Hampstead may lower property taxes

March 16, 1995|By Anne Haddad | Anne Haddad,Sun Staff Writer

Hampstead officials plan to lower the town's property tax rate this year, and the council in nearby Manchester expects to maintain the current tax rate.

The councils in both towns met Tuesday night to review working budget proposals in their respective jurisdictions for the 1995-1996 fiscal year.

Hampstead may lower its tax rate from 47 cents per $100 assessed valuation, to 45 cents, officials said.

The town can afford to decrease the tax rate because the same development that's crowding Hampstead's schools and backing up roads also is bringing in more revenue.

Mayor C. Clinton Becker said a lower tax rate would raise the same amount of revenue or more next year because of the development of new homes that add to the tax base and the increased property values on existing homes.

Hampstead's general fund revenues are expected to be $940,434 in fiscal 1996, a 16 percent increase over the $809,507 budgeted this year.

The town also is keeping expenses down, Mr. Becker said.

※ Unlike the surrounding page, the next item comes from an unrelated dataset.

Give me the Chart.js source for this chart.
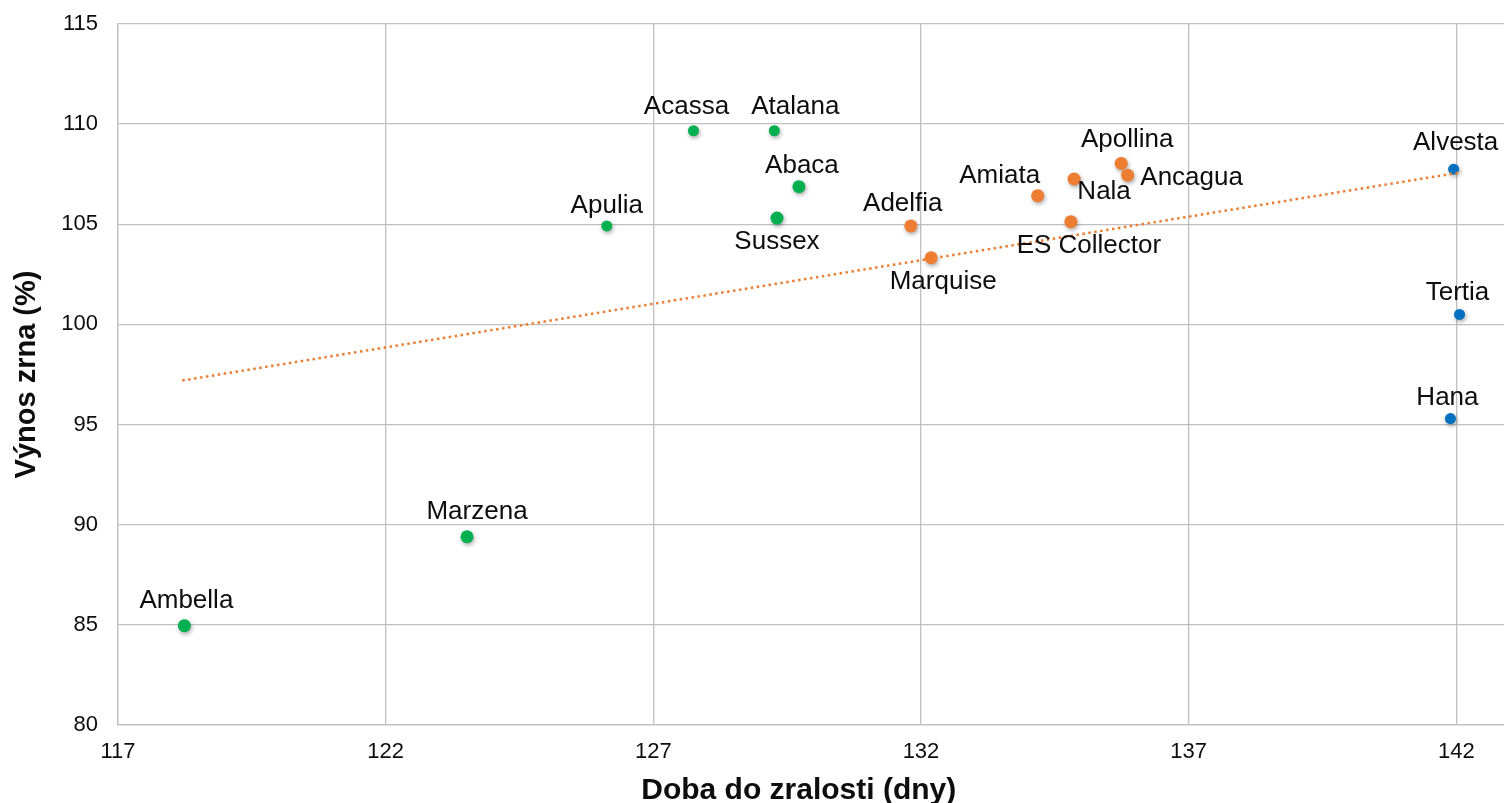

"Efficient management of the town are the best words" to describe why expenses are under control, he said.

Lowering the tax rate by 2 cents per $100 of assessed valuation would produce a "constant yield," the same dollar amount of property taxes raised as the current year, Mayor Becker said.

But he said the town expects to raise more tax money because of additional growth that the state doesn't count in its formula to project the constant yield.

This year's property tax revenue was $351,213. The town expects to raise $389,132 next year. Because more people are moving there, the town's share of state income tax revenue will rise by $30,000.

The draft of Manchester's budget proposal was presented to council members for the first time Tuesday night. It was based on maintaining the tax rate of 46 cents per $100 assessed valuation.

Because about 35 new homes are expected to be built, and because property values are rising, officials expect that the tax rate would bring in $209,700, a 6.81 percent increase over the $196,327 generated by the tax this year.

Acting Town Manager David Warner said he expects Manchester's total general fund revenue to be $692,222 next year, a 5.34 percent increase over the current $657,111.

The Manchester budget also proposes a 4 percent cost-of-living raise for town employees, but no new positions unless council members suggest and approve them in the next month.

Manchester's Town Council will meet again for the second half of its budget workshop at 7:30 p.m. Wednesday to discuss general fund expenses.

In addition, Councilman Christopher D'Amario and the utilities commission he chairs will meet to set water and sewer rates for next year. The water and sewer funds should be self-supporting, Mr. Warner said.

Mr. Warner said he hopes to have the budget ready for approval as early as the April 11 council meeting.